I thought that one of the purposes of the public school system, agree with it or not, was to instill a sense of common culture and national (not nationalistic) pride. It seems to be failing at that as well as everything else.

17 thoughts on “Desecration”

  1. Also, the idea that a holiday that recognizes one’s heritage is so exclusive that nobody can bear seeing the symbol of the host country, the USA? This is wrong on so many levels.

  2. This reminds me of the arguments made to the WWII Japanese-American internees that their rights were being violated “for their own protection”….

    BBB

  3. Just another example of our rotten public education administrators. Is quisling the first skill on the job description?

  4. Disrespected? I’m confused. Aren’t all the students Americans? Who is being disrespected by the display of our shared national flag?

    Good one! Nice and dry…

  5. Is the Volokh paragraph supposed to have a link to a post of his? Not that I couldn’t go to the VC and check for it myself, just curious, as it seemed to be worded as if there was supposed to be a link there.

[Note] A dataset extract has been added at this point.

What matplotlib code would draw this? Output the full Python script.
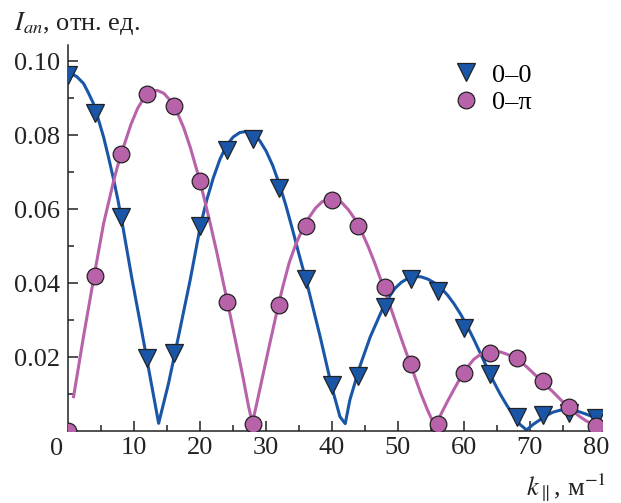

  6. I grew up on the border speaking Spanish and English. I feel like I was fairly tuned into Mexican culture at the time. Yet, I had never heard of an observation of Cinco de Mayo anywhere until I moved to Houston in the early nineties.

  7. Jard, my legal Mexican immigrant neighbor during the last few years I lived in Sacramento always just shrugged and chuckled when anyone asked him about Cinco de Mayo.

    Where I live now in Georgia it seems mostly to represent an opportunity for Mexican restaurants to make more money than usual — seating and feeding people with names like Jason and Heather.

  8. In Texas we call it Cinco de Drinko, and nobody takes it seriously except for the Usual Suspects. If only we were allowed to round them up à la Capt. Louis Renault!

  9. Serves those bitter-clinger-teabaggers right!

    Titus, yer having way too much fun… go to your room.

    The other thread mentioned assimilation. We need to be that melting pot again. I appreciate other cultures, but we can’t afford balkanization here. Bring food… not a desire to overthrow us.